The world has gone into meltdown over the last couple of days. No, I’m not talking about the heat, I’m talking about the new Gillette marketing campaign. You’ve probably seen it, you’ve probably liked it, you’ve probably shared it and you’ve probably commented on it. No doubt, it has been a viral sensation.
A million words have been written, a million salty bro-tears shed and a million ‘virtue-signalling’ platitudes given. Incels, MRAs and Proud Boys across the globe are throwing their Gillette in the bin and switching to Schick, while their ‘lefty snowflake’ counterparts are serving up schmaltzy drivel like ‘in the absence of moral leadership from our politicians, brands have taken up the mantle…
It’s probably worth stating that we should all take a deep breath, back up a little, let out a collective ‘sheesh’ and be mindful that Gillette is not our hero, nor our nemesis. Gillette is just a company that sells razors.
Sure, I’ve revelled in watching the online bro-sphere lose its collective shit (a guilty pleasure, I admit). But this campaign is not a social movement. It is however, a very clever marketing campaign for a company that is very good at staying out in front of the pack.
As for social movements, they can be hit and miss. They mostly flay about, sometimes rudderless and sometimes hitting their mark, but occasionally they erupt like a volcano and shift culture. And the eruption that is the #MeToo movement has blackened the skies so much so that the old model of masculinity, like the dinosaur it is, faces extinction.

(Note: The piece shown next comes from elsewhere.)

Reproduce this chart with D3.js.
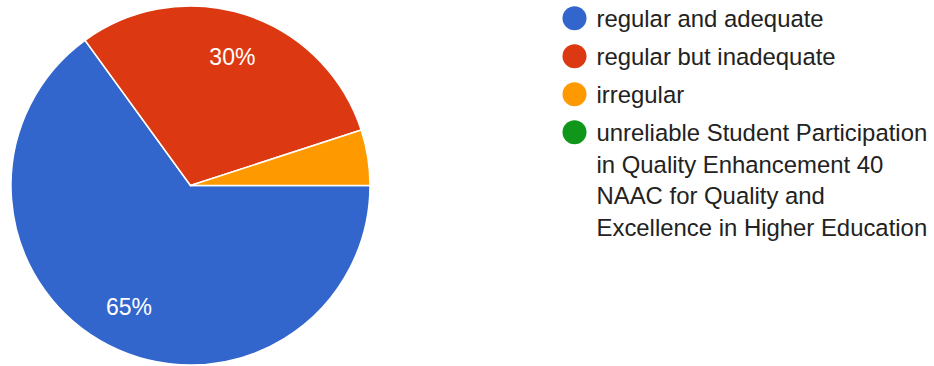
<!DOCTYPE html>
<html><head><meta charset="utf-8">
<script src="https://cdn.jsdelivr.net/npm/d3@7"></script>
<style>body{margin:0;background:#fff}svg{display:block}</style>
</head><body>
<script>
const categories = ["regular and adequate","regular but inadequate","irregular","unreliable Student Participation in Quality Enhancement 40 NAAC for Quality and Excellence in Higher Education"];
const values = [65, 30, 5, 0];
const colors = ["#3366cc","#dc3912","#ff9900","#109618"];
const legendLines = [["regular and adequate"],["regular but inadequate"],["irregular"],["unreliable Student Participation","in Quality Enhancement 40","NAAC for Quality and","Excellence in Higher Education"]];

const W=934,H=366;
const svg=d3.select("body").append("svg").attr("width",W).attr("height",H);
const cx=190.5, cy=185.5, r=179.5;
const font="Arial, 'Liberation Sans', sans-serif";
const pie=d3.pie().sort(null).value(d=>d).startAngle(Math.PI/2).endAngle(Math.PI/2+2*Math.PI);
const arcs=pie(values);
const arc=d3.arc().innerRadius(0).outerRadius(r);
const labelArc=d3.arc().innerRadius(r*0.755).outerRadius(r*0.755);
const g=svg.append("g").attr("transform",`translate(${cx},${cy})`);
g.selectAll("path").data(arcs).join("path")
 .attr("d",arc).attr("fill",(d,i)=>colors[i])
 .attr("stroke","#fff").attr("stroke-width",d=>d.value>0?1.5:0);
g.selectAll("text").data(arcs.filter(d=>d.value>=10)).join("text")
 .attr("transform",d=>`translate(${labelArc.centroid(d)})`)
 .attr("text-anchor","middle").attr("dy","0.36em")
 .attr("font-family",font).attr("font-size",23).attr("fill","#fff")
 .text(d=>d.value+"%");

const lg=svg.append("g");
const entryY=[18.3,56.3,94.3,132.3];
categories.forEach((c,i)=>{
  lg.append("circle").attr("cx",574.5).attr("cy",entryY[i]).attr("r",12).attr("fill",colors[i]);
  const t=lg.append("text").attr("x",596.5).attr("y",entryY[i]+8.7)
   .attr("font-family",font).attr("font-size",23.9).attr("fill","#222");
  legendLines[i].forEach((l,j)=>{
    t.append("tspan").attr("x",596.5).attr("dy",j===0?0:31.7).text(l);
  });
});
</script>
</body></html>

For a company like Gillette, which for so long has tied itself to those traditional ideals of masculinity, the post #MeToo world has created a crisis and this campaign is its reply. But unlike those social movements that may or may not explode organically, brands – big brands, like Gillette – spend big bucks to accurately read their market and they rarely get it wrong.
I imagine the marketing gurus they employ, sitting around that big table they no doubt sit at, wondering how they can salvage the very thing that has stood them in good stead for generations. Their mission, to repackage the single sentence ‘The best a man can get.’
And there it is. When you own that sentence, you aren’t letting it go. It’s 2019 and suddenly the handsome guy, winning in the boardroom, winning on the field and winning with the girl while wearing the flash suit and driving the flash car looks like yesterday’s hero.
The best you can get is now being respectful to women, being available to your kids, being loving with your partner and being caring with your peers. The best you can get is curbing your darker self, and shaving that beard with a Gillette razor.
As a marketing strategy, it is top shelf. Regardless of the chatter it has unleashed, its job is done. Gillette has protected its brand values in a changing world by changing nothing but the aesthetic and I suspect this campaign will be studied with great enthusiasm and zeal by marketing students for decades to come.
As a piece of social commentary, it is less about changing the world and more about saving Gillette’s skin, so save your praise or scorn for others. Gillette isn’t a leader but a follower, a canary in the coalmine, signalling a shift in culture.